Hey cookie, I'm glad that you're getting your card. I tried contacting them the way you said and I still didn't have any luck. From this timeline and how you described everything it sounds like you and I placed our order at the same time. I hope you enjoy it and please let me know how it is since I might not be receiving mine


----------



## C00kies0fD00m (Feb 19, 2015)

Hey guys just wanted to give you an update,

I received the QQ3DS today and unpackaged it, it looks like it was shipped from Pennsylvania via USPS but had a DHL tracking page so I'm but sure if these guys use DHL to USPS shipping or what but it's kinda strange.
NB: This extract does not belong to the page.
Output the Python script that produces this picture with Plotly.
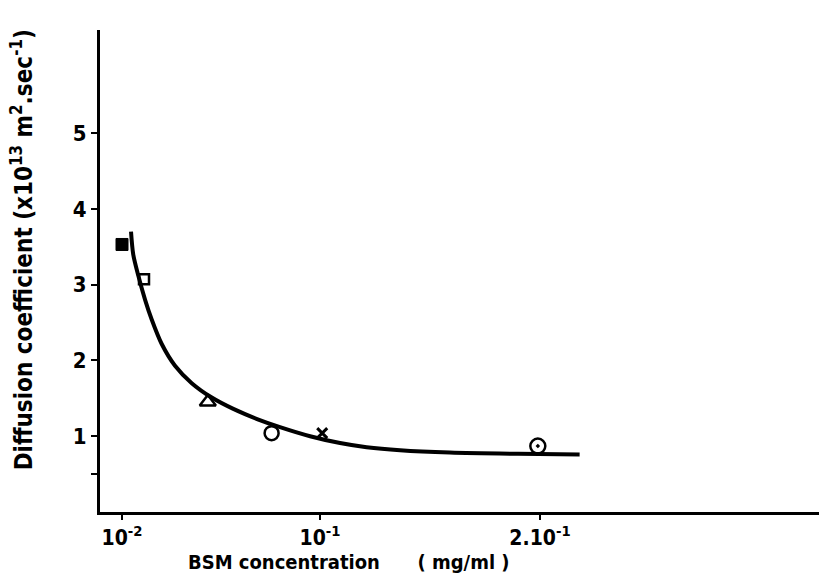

Any how here are some unpacking pictures.


----------



## Baconbadger (Feb 20, 2015)

C00kies0fD00m said:


> Hey guys just wanted to give you an update,
> 
> I received the QQ3DS today and unpackaged it, it looks like it was shipped from Pennsylvania via USPS but had a DHL tracking page so I'm but sure if these guys use DHL to USPS shipping or what but it's kinda strange. Any how here are some unpacking pictures.View attachment 15881 View attachment 15882 View attachment 15883 View attachment 15884 View attachment 15885 View attachment 15886
> 
> Hey cookie, thats awesome you finally got it. I actually just got my sky 3ds in the mail. Still waiting on a reply back from gozen or shop temp. Obviously they dont rip you off, they just dont got their shit together. I hope everything works out with it, I know the sky3ds works well. Please give us a update then on how it works.


----------